Dissolution may take place by the corporation's filing articles of dissolution with the Secretary of State pursuant to a vote of two-thirds of each class of stock outstanding and entitled to vote thereon and with the approval of the board of directors, or pursuant to provisions in the articles of incorporation.

If a corporation has failed to maintain a registered agent, or failed to file the reports required by the state, or if the State Secretary is satisfied that a corporation has become inactive and that its dissolution would be in the public interest, the State Attorney General may, after notice and an opportunity to be heard, dissolve the corporation.

After dissolution or the expiration of the duration stated in the articles, the corporation's existence continues to allow the corporation to prosecute and defend suits, and to enable it gradually to settle and close its affairs.


Dissenting Shareholders' Appraisal Rights

Shareholders may dissent from:

  • an amendment of the articles which materially and adversely affects their rights;
  • a sale of all assets; or
  • a merger or consolidation. 

Dissenting shareholders have the right to require the corporation to appraise their shares and buy them at fair market value.

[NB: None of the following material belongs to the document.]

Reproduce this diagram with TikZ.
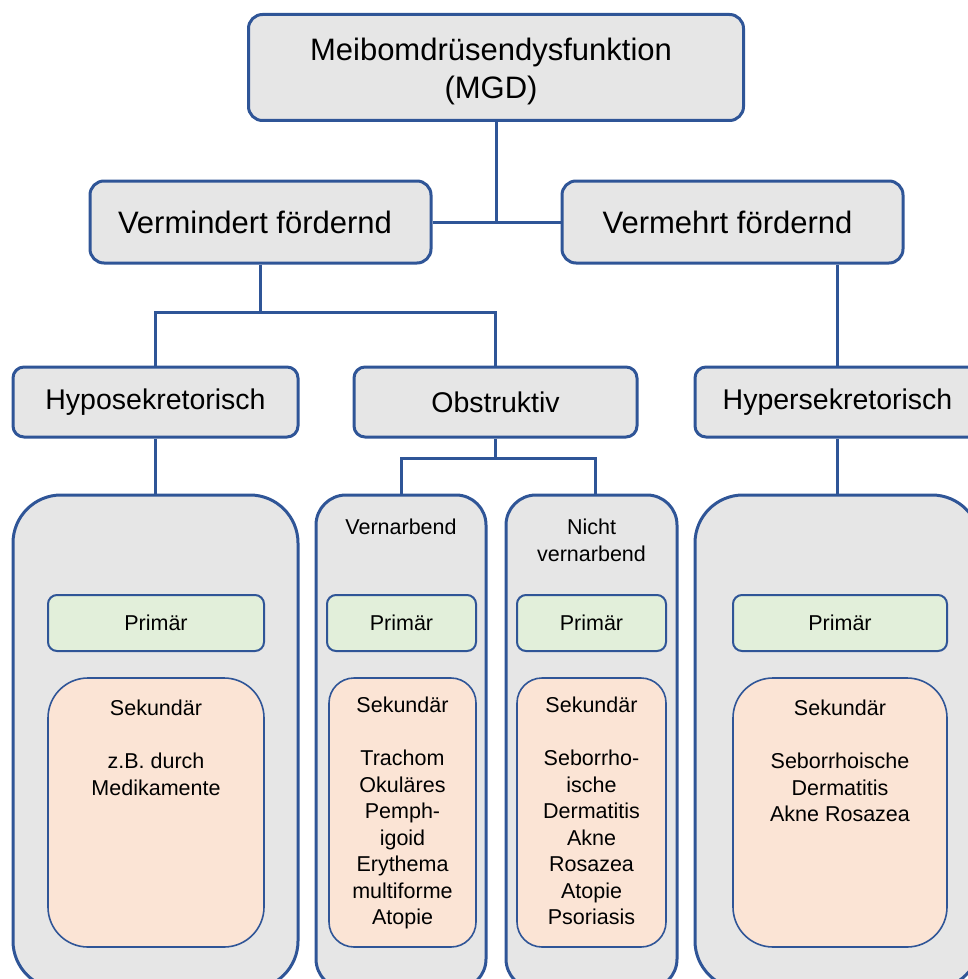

Shareholders must follow a specific procedure to exercise their appraisal rights. The notice of the shareholders' meeting must contain a statement of the rights of existing shareholders, and must state the prerequisites for appraisal rights:

  • the must file written objection to the proposed action, stating his intent to demand payment for his shares if the action is taken; and
  • he must not vote his shares in favor of the proposed action. 

Failure of the stockholder to comply with these requirements results in loss of any appraisal rights.

If the shareholder believes the amount remitted by the corporation for his shares is less than the fair value, he may send the corporation his own estimate of value and make a demand for the deficiency. The corporation may petition a court for a determination of value.